Fehlende Regierungsbeteiligung weckt keine Reaktion
Allerdings haben diese Gemeinschaften ein legitimes Recht auf die Beteiligung an der Regierung des Landes. Wenn sie ausgeschlossen werden, wird HTS das Baath-Regime einfach durch eine andere Form der autoritären Herrschaft ersetzen. Was dringend benötigt wird, sind sowohl Demokratisierung als auch stärkere Mechanismen zur Dezentralisierung von Macht. Die Frage ist nicht einfach, ob die QSD in die nationale Armee integriert werden sollten. Die eigentliche Frage lautet: „Warum wurden diese Gemeinschaften nicht in die Regierung oder andere Verwaltungsorgane einbezogen?“ Diese Frage muss gestellt und mit Nachdruck verfolgt werden.
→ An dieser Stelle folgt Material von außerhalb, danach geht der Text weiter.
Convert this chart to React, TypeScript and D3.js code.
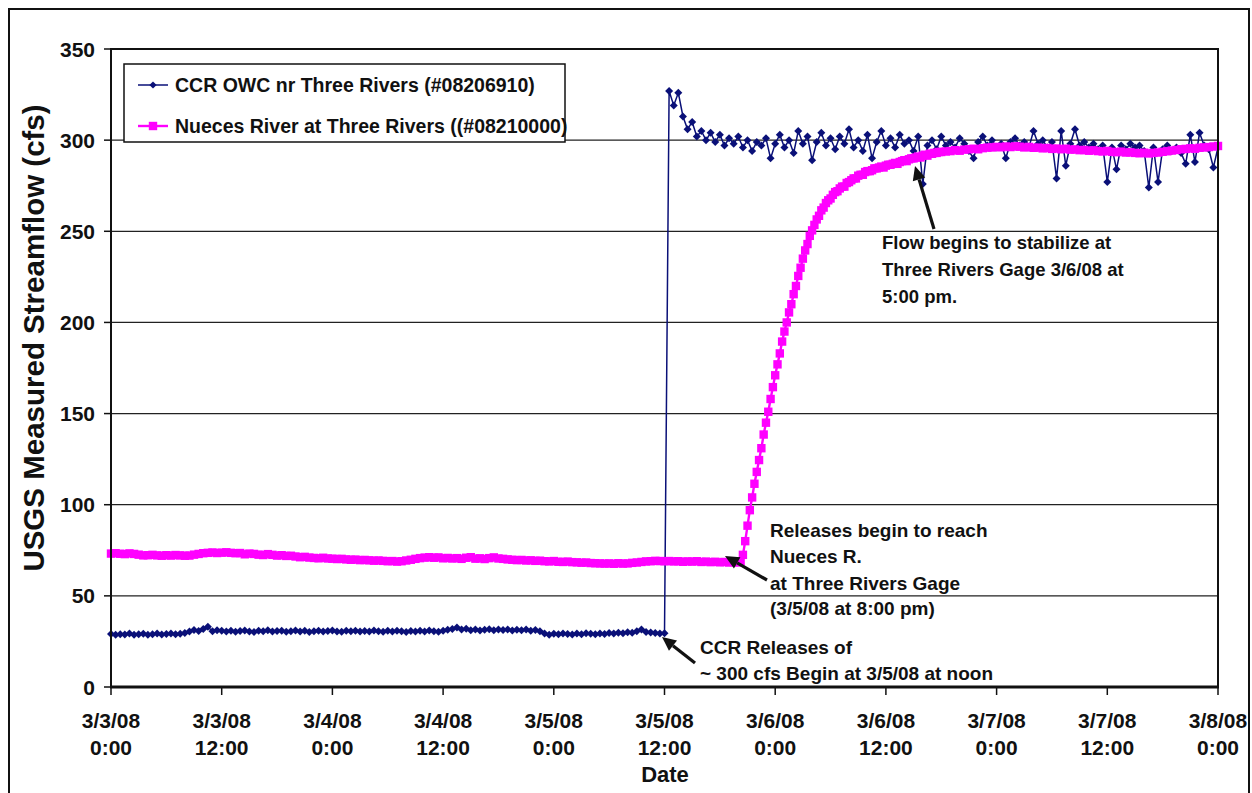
import React from "react";
import * as d3 from "d3";

// ---- Data (cfs) ----
// CCR OWC nr Three Rivers, 30-min values from 3/3/08 0:00 to 3/5/08 12:00
const ccrPre = [
  29.1, 28.6, 29.0, 28.8, 29.3, 28.7, 28.9, 29.2, 28.6, 29.0,
  29.3, 28.8, 29.1, 29.4, 28.9, 29.2, 29.6, 30.4, 31.3, 30.7,
  31.8, 33.0, 30.6, 31.2, 30.8, 30.4, 30.9, 30.3, 30.7, 31.0,
  30.5, 30.2, 30.8, 30.6, 31.1, 30.4, 30.7, 30.9, 30.3, 30.6,
  31.0, 30.5, 30.8, 30.2, 30.6, 30.9, 30.4, 30.7, 31.0, 30.5,
  30.3, 30.8, 30.6, 30.9, 30.4, 30.7, 30.5, 31.0, 30.6, 30.3,
  30.8, 30.5, 30.9, 30.6, 30.2, 30.7, 30.4, 30.8, 30.5, 31.0,
  30.6, 30.3, 30.9, 31.4, 31.8, 32.6, 31.5, 31.9, 31.2, 31.6,
  31.0, 31.4, 31.7, 31.1, 31.5, 31.3, 31.6, 31.0, 31.4, 31.2,
  31.5, 30.9, 31.3, 30.6, 29.4, 28.7, 29.2, 28.9, 29.4, 29.1,
  28.8, 29.3, 29.0, 29.5, 29.2, 28.9, 29.4, 29.1, 29.6, 29.3,
  29.8, 29.5, 30.1, 29.8, 30.6, 31.6, 30.2, 29.9, 29.6, 29.4,
  29.5,
];
// CCR OWC, 30-min values from 3/5/08 12:30 to 3/8/08 0:00
const ccrPost = [
  327, 319, 326, 313, 306, 310, 302, 305, 300, 304,
  299, 303, 297, 301, 298, 302, 296, 300, 294, 299,
  297, 301, 290, 298, 303, 296, 300, 293, 305, 298,
  302, 289, 299, 304, 297, 301, 295, 302, 298, 306,
  296, 300, 294, 303, 290, 299, 305, 297, 301, 296,
  303, 298, 300, 294, 302, 276, 297, 300, 295, 302,
  297, 299, 296, 301, 298, 294, 290, 299, 302, 297,
  300, 296, 298, 290, 299, 301, 297, 299, 296, 305,
  298, 300, 296, 299, 279, 305, 286, 298, 306, 297,
  299, 296, 298, 295, 297, 277, 296, 284, 297, 295,
  298, 296, 297, 294, 274, 296, 277, 295, 297, 294,
  296, 293, 287, 303, 288, 304, 297, 295, 285, 296,
];
// Nueces River at Three Rivers, 30-min values from 3/3/08 0:00 to 3/5/08 19:30
const nuecesFlat = [
  73.2, 73.4, 73.1, 72.9, 73.3, 73.0, 72.6, 72.2, 72.3, 72.5, 72.2,
  72.0, 72.3, 72.1, 72.4, 72.2, 72.0, 72.1, 72.6, 73.0, 73.4,
  73.6, 73.8, 73.5, 73.7, 73.9, 73.6, 73.4, 73.5, 72.8, 73.2, 73.0, 72.6,
  72.4, 72.9, 72.5, 72.1, 72.3, 71.9, 72.0, 71.6, 71.2, 71.4, 71.0, 70.8, 70.6, 70.9, 70.5, 70.4,
  70.2, 70.3, 70.0, 69.8, 69.9, 69.6, 69.7, 69.5, 69.3, 69.4, 69.2, 69.0, 69.1, 68.8, 69.0, 69.4, 69.8, 70.3,
  70.7, 71.0, 71.2, 70.9, 71.1, 70.6, 70.8, 70.5, 70.7, 70.3, 70.9, 71.2, 70.4, 70.6, 70.2, 70.7, 71.1, 70.5, 70.3, 70.0,
  69.8, 69.6, 69.7, 69.4, 69.5, 69.2, 69.3, 69.0, 68.9, 69.1, 68.7, 68.6, 68.8, 68.5, 68.4, 68.2, 68.3, 68.0, 67.9, 67.8,
  67.7, 67.8, 67.6, 67.9, 67.7, 67.8, 68.1, 68.3, 68.6, 68.9, 69.0, 69.2, 69.1, 69.0,
  69.1, 68.9, 69.0, 68.7, 68.9, 68.8, 69.0, 68.6, 68.8, 68.5, 68.7, 68.4, 68.6, 68.3, 68.5,
];
// Nueces River, 15-min values from 3/5/08 20:00 to 3/6/08 18:00
const nuecesRise = [
  68.3, 69.0, 72.5, 80, 88.5, 97, 104, 111.5, 118, 124.5, 131, 138.5,
  145, 151, 158, 164.5, 171, 177, 183, 189.5, 195, 200, 205.5, 210,
  215.5, 220, 225.5, 230, 235, 239.5, 243, 247.5, 250.5, 253.5, 256.5, 258.5,
  261.5, 263, 265.5, 267, 268, 270, 271.5, 272, 273.5, 274.5, 274.5, 276.5,
  277, 278, 279, 279, 280.5, 281, 281, 282.5, 283, 283, 283.5, 284.5,
  284.5, 285, 285.5, 285, 286, 286.5, 286.5, 287, 287.5, 287, 288, 288.5,
  289, 288.5, 289.5, 290, 290, 290.5, 291, 290.5, 291.5, 292, 291.5, 292.5,
  292.5, 293, 293, 293.5, 293.5,
];
// Nueces River, 30-min values from 3/6/08 18:30 to 3/8/08 0:00
const nuecesLate = [
  293.8, 294, 294.5, 294.2, 294.8, 295, 295.3, 295, 295.6, 295.9,
  296, 296.3, 296.1, 296.5, 296.2, 296.6, 296.4, 296, 296.3, 295.8,
  295.9, 295.5, 295.7, 295.2, 295.4, 295, 295.3, 294.8, 294.9, 294.5,
  294.6, 294.2, 294.4, 294, 293.8, 294.1, 293.6, 293.4, 293.7, 293.2,
  293.3, 293, 292.8, 293.1, 292.7, 293, 293.2, 293.6, 293.9, 294.3,
  294.6, 295, 295.2, 295.5, 295.3, 295.8, 296, 296.2, 296.5, 296.8,
];

const seriesNames = [
  "CCR OWC nr Three Rivers (#08206910)",
  "Nueces River at Three Rivers ((#08210000)",
];
const xTickDates = ["3/3/08", "3/3/08", "3/4/08", "3/4/08", "3/5/08", "3/5/08", "3/6/08", "3/6/08", "3/7/08", "3/7/08", "3/8/08"];
const xTickTimes = ["0:00", "12:00", "0:00", "12:00", "0:00", "12:00", "0:00", "12:00", "0:00", "12:00", "0:00"];
const yTicks = [0, 50, 100, 150, 200, 250, 300, 350];

type Pt = { h: number; v: number };
const seg = (vals: number[], start: number, step: number): Pt[] =>
  vals.map((v, i) => ({ h: start + i * step, v }));

const ccr: Pt[] = [...seg(ccrPre, 0, 0.5), ...seg(ccrPost, 60.5, 0.5)];
const nueces: Pt[] = [
  ...seg(nuecesFlat, 0, 0.5),
  ...seg(nuecesRise, 68, 0.25),
  ...seg(nuecesLate, 90.5, 0.5),
];

const FONT = "Arial, 'Liberation Sans', sans-serif";
const NAVY = "#0a1078";
const MAGENTA = "#ff00ff";

function Arrow({ x1, y1, x2, y2 }: { x1: number; y1: number; x2: number; y2: number }) {
  const ang = Math.atan2(y2 - y1, x2 - x1);
  const len = 14;
  const w = 6.5;
  const bx = x2 - len * Math.cos(ang);
  const by = y2 - len * Math.sin(ang);
  const px = -Math.sin(ang) * w;
  const py = Math.cos(ang) * w;
  return (
    <g>
      <line x1={x1} y1={y1} x2={bx} y2={by} stroke="#111" strokeWidth={3.2} />
      <polygon points={`${x2},${y2} ${bx + px},${by + py} ${bx - px},${by - py}`} fill="#111" />
    </g>
  );
}

export default function App() {
  const W = 1252;
  const H = 793;
  const left = 111, right = 1218, top = 49, bottom = 687;
  const x = d3.scaleLinear().domain([0, 120]).range([left, right]);
  const y = d3.scaleLinear().domain([0, 350]).range([bottom, top]);
  const line = d3
    .line<Pt>()
    .x((d) => x(d.h))
    .y((d) => y(d.v));
  const xTickHours = xTickDates.map((_, i) => i * 12);
  const diamond = (cx: number, cy: number, r: number) =>
    `M${cx},${cy - r}L${cx + r},${cy}L${cx},${cy + r}L${cx - r},${cy}Z`;

  const annStyle = { fontFamily: FONT, fontWeight: 700, fontSize: 19, fill: "#111" } as const;
  const tickStyle = { fontFamily: FONT, fontWeight: 700, fontSize: 21, fill: "#111" } as const;
  const PS = 8.4;

  return (
    <svg
      width={W}
      height={H}
      style={{ position: "absolute", left: 0, top: 0, background: "#fff" }}
      xmlns="http://www.w3.org/2000/svg"
    >
      <rect x={0} y={0} width={W} height={H} fill="#fff" />
      {/* outer frame */}
      <rect x={9} y={9} width={1240} height={800} fill="none" stroke="#111" strokeWidth={2} />

      {/* gridlines */}
      {yTicks.slice(1, -1).map((t) => (
        <line key={t} x1={left} x2={right} y1={y(t)} y2={y(t)} stroke="#222" strokeWidth={1.3} />
      ))}

      {/* y ticks and labels */}
      {yTicks.map((t) => (
        <g key={t}>
          <line x1={left - 7} x2={left} y1={y(t)} y2={y(t)} stroke="#111" strokeWidth={1.5} />
          <text x={95} y={y(t)} textAnchor="end" dominantBaseline="central" style={tickStyle}>
            {t}
          </text>
        </g>
      ))}

      {/* x ticks and labels */}
      {xTickHours.map((h, i) => (
        <g key={h}>
          <line x1={x(h)} x2={x(h)} y1={bottom} y2={bottom + 8} stroke="#111" strokeWidth={1.5} />
          <text x={x(h)} y={728} textAnchor="middle" style={tickStyle}>
            {xTickDates[i]}
          </text>
          <text x={x(h)} y={755} textAnchor="middle" style={tickStyle}>
            {xTickTimes[i]}
          </text>
        </g>
      ))}

      {/* axis titles */}
      <text x={665} y={782} textAnchor="middle" style={{ fontFamily: FONT, fontWeight: 700, fontSize: 22, fill: "#111" }}>
        Date
      </text>
      <text
        transform={`translate(44,338) rotate(-90)`}
        textAnchor="middle"
        style={{ fontFamily: FONT, fontWeight: 700, fontSize: 29.5, fill: "#111" }}
      >
        USGS Measured Streamflow (cfs)
      </text>

      {/* CCR series */}
      <path d={line(ccr) || ""} fill="none" stroke={NAVY} strokeWidth={1.5} />
      {ccr.map((d, i) => (
        <path key={"c" + i} d={diamond(x(d.h), y(d.v), 4)} fill={NAVY} />
      ))}

      {/* Nueces series */}
      <path d={line(nueces) || ""} fill="none" stroke={MAGENTA} strokeWidth={2.4} />
      {nueces.map((d, i) => (
        <rect key={"n" + i} x={x(d.h) - PS / 2} y={y(d.v) - PS / 2} width={PS} height={PS} fill={MAGENTA} />
      ))}

      {/* plot border */}
      <rect x={left} y={top} width={right - left} height={bottom - top} fill="none" stroke="#111" strokeWidth={2} />
      <line x1={left - 1} x2={right + 1} y1={bottom} y2={bottom} stroke="#111" strokeWidth={3} />

      {/* legend */}
      <rect x={124} y={64} width={441} height={78} fill="#fff" stroke="#111" strokeWidth={1.5} />
      <line x1={138} x2={168} y1={85} y2={85} stroke={NAVY} strokeWidth={1.5} />
      <path d={diamond(153, 85, 3.6)} fill={NAVY} />
      <text x={175} y={85} dominantBaseline="central" style={{ fontFamily: FONT, fontWeight: 700, fontSize: 19.5, fill: "#111" }}>
        {seriesNames[0]}
      </text>
      <line x1={138} x2={168} y1={126} y2={126} stroke={MAGENTA} strokeWidth={2.4} />
      <rect x={153 - PS / 2} y={126 - PS / 2} width={PS} height={PS} fill={MAGENTA} />
      <text x={175} y={126} dominantBaseline="central" style={{ fontFamily: FONT, fontWeight: 700, fontSize: 19.5, fill: "#111" }}>
        {seriesNames[1]}
      </text>

      {/* annotations */}
      <text style={{ ...annStyle, fontSize: 18.5 }}>
        <tspan x={882} y={249}>Flow begins to stabilize at</tspan>
        <tspan x={882} y={276}>Three Rivers Gage 3/6/08 at</tspan>
        <tspan x={882} y={303}>5:00 pm.</tspan>
      </text>
      <Arrow x1={934} y1={229} x2={915} y2={166} />

      <text style={annStyle}>
        <tspan x={770} y={537}>Releases begin to reach</tspan>
        <tspan x={770} y={563}>Nueces R.</tspan>
        <tspan x={770} y={590}>at Three Rivers Gage</tspan>
        <tspan x={770} y={615}>(3/5/08 at 8:00 pm)</tspan>
      </text>
      <Arrow x1={767} y1={580} x2={725} y2={556} />

      <text style={annStyle}>
        <tspan x={700} y={654}>CCR Releases of</tspan>
        <tspan x={700} y={680}>~ 300 cfs Begin at 3/5/08 at noon</tspan>
      </text>
      <Arrow x1={695} y1={663} x2={662} y2={637} />
    </svg>
  );
}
HTS setzt auf Massaker, nicht auf Demokratie
Darüber hinaus löst HTS Konflikte nicht mit demokratischen Mitteln. In früheren Konflikten mit der alawitischen Bevölkerung griffen sie zu Gewalt, was zu Massakern führte. Alawitische Frauen und Mädchen wurden entführt und als Kriegsbeute behandelt. Über diese Vorfälle wurde seinerzeit in den Medien ausführlich berichtet.
HTS zeigt gegenüber der drusischen Gemeinschaft keine andere Haltung. Hätte das dschihadistische Bündnis die Macht und die Mittel dazu, würde es allen Gemeinschaften absolute Loyalität auferlegen und diejenigen, die sich widersetzen, massakrieren. Dies sind keine bloßen Vorhersagen oder spekulativen Kommentare, sondern Muster, die sich aus jahrelangen Beobachtungen von Handlungen und Praktiken ergeben.
Friedliche Koexistenz bedroht
Vor weniger als zwei Wochen wurde eine Kirche in Damaskus Ziel eines Selbstmordanschlags mit zahlreichen Toten und Verletzten. Welche Denkweise und welcher Geist könnten solche Gewalt rechtfertigen? Wie kann man Menschen allein aufgrund ihrer Zugehörigkeit zu einer anderen Religion oder Weltanschauung zum Tode verurteilen? Steht dahinter die Absicht, die religiöse Vielfalt der Welt durch Massenmord auszulöschen?
Die Länder des Nahen Ostens sind uralt. Seit Tausenden von Jahren leben hier Menschen unterschiedlicher Ethnien und Glaubensrichtungen zusammen. Und nun sollen sie ausgerottet und vertrieben werden? Christliche und Menschen anderer Glaubensrichtungen werden aus diesen Ländern „gesäubert”. Das Ziel ist es, ihnen ein Gefühl der Unsicherheit zu vermitteln, damit sie sich gezwungen sehen, zu gehen.
Das ist die Denkweise von HTS. Daran besteht kein Zweifel. Wäre das nicht der Fall, hätten sie längst ernsthafte Maßnahmen ergriffen und sinnvolle Schritte unternommen.